What the Model Still Cannot Do

Sequence-based prediction cannot recover information that is not encoded in the genome. Epigenetic state — particularly stress-induced methylation changes at drought-responsive loci — influences tolerance phenotypes in ways that whole-genome resequencing does not capture. Phenotypic plasticity responses to gradual versus sudden drought onset are invisible to a sequence model. And accession-specific microbiome associations (rhizosphere composition under water stress) can shift apparent tolerance scores by amounts large enough to affect ranking within a breeding cohort.

We also cannot predict drought tolerance in completely novel genetic backgrounds with no similarity to anything in the training data. Extrapolation in genomic prediction is always risky; extrapolation from embedding space is somewhat safer than extrapolation from sparse SNP matrices, but the principle still applies.

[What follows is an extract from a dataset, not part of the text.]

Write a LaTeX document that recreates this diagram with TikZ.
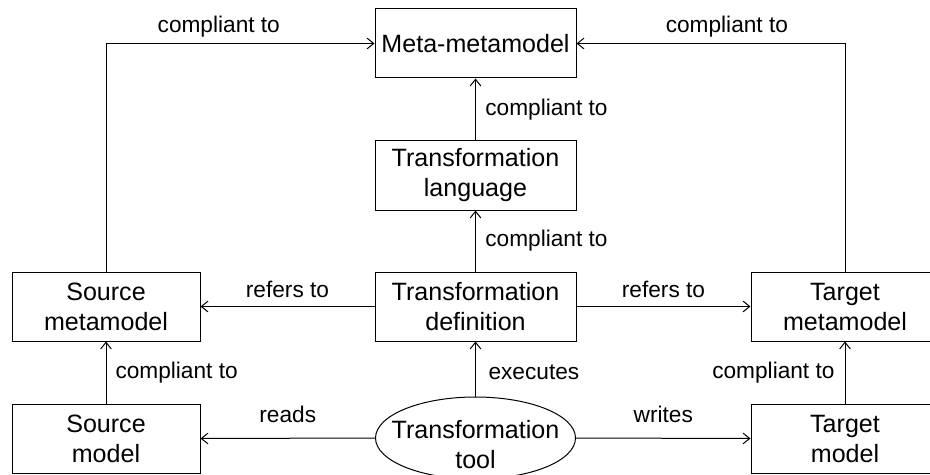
\documentclass[tikz,border=0pt]{standalone}
\usepackage{fontspec}
\setmainfont{Liberation Sans}
\usepackage{tikz}
\usetikzlibrary{shapes.geometric}
\usetikzlibrary{arrows.meta}
\tikzset{>={Straight Barb[length=5pt,width=8pt]}}

\begin{document}
\begin{tikzpicture}[x=0.75pt, y=-0.75pt, line width=0.75pt]
\tikzset{box/.style={draw, rectangle, inner sep=0pt, minimum width=150.75pt, minimum height=51.75pt, align=center, font=\fontsize{18.8}{22.5}\selectfont}}
\tikzset{sidebox/.style={box, minimum width=141pt}}
\tikzset{toolshape/.style={draw, ellipse, inner sep=0pt, minimum width=150pt, minimum height=61.5pt}}
\tikzset{lbl/.style={inner sep=0pt, font=\fontsize{17}{20}\selectfont}}
    \useasboundingbox (0,0) rectangle (930,474);

    \node[box] (Meta) at (475.5,43.5) {Meta-metamodel};
    \node[box] (Lang) at (475.5,175.5) {Transformation\\language};
    \node[box] (Def) at (475.5,306.5) {Transformation\\definition};

    \node[sidebox] (SrcMM) at (106,306.5) {Source\\metamodel};
    \node[sidebox] (TgtMM) at (845,306.5) {Target\\metamodel};

    \node[sidebox] (SrcM) at (106,438.5) {Source\\model};
    \node[sidebox] (TgtM) at (845,438.5) {Target\\model};
    \node[toolshape, label={[align=center, yshift=-5pt, font=\fontsize{18.8}{22.5}\selectfont]center:{Transformation\\tool}}] (Tool) at (475.5,438) {};

% % % % % % % % % % % % % % % % % % %
    \draw[->] (SrcMM.north) |- node[lbl, pos=0.71, above=4.5pt] {compliant to} (Meta.west);
    \draw[->] (TgtMM.north) |- node[lbl, pos=0.72, above=4.5pt] {compliant to} (Meta.east);
    \draw[->] (Lang.north) -- node[lbl, right=7pt] {compliant to} (Meta.south);
    \draw[->] (Def.north) -- node[lbl, right=7pt] {compliant to} (Lang.south);

    \draw[->] (Def.west) -- node[lbl, above=6pt] {refers to} (SrcMM.east);
    \draw[->] (Def.east) -- node[lbl, above=6pt] {refers to} (TgtMM.west);

    \draw[->] (SrcM.north) -- node[lbl, right=6.75pt] {compliant to} (SrcMM.south);
    \draw[->] (TgtM.north) -- node[lbl, left=7.5pt] {compliant to} (TgtMM.south);
    \draw[->] (Tool.north) -- node[lbl, pos=0.44, right=9.4pt] {executes} (Def.south);

    \draw[->] (Tool.west) -- node[lbl, above=11pt] {reads} (SrcM.east);
    \draw[->] (Tool.east) -- node[lbl, above=11pt] {writes} (TgtM.west);
\end{tikzpicture}
\end{document}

When a wild species accession from a GRIN holding has embedding cosine similarity below 0.4 to any accession in our training set, prediction accuracy is essentially unknown and should not be used for selection decisions.

The correct framing is that this tool accelerates early-generation screening for breeders who are already integrating genomics into their pipeline. It does not compress the whole breeding cycle — it compresses one expensive and time-consuming step in the early stages while leaving the necessary field validation intact.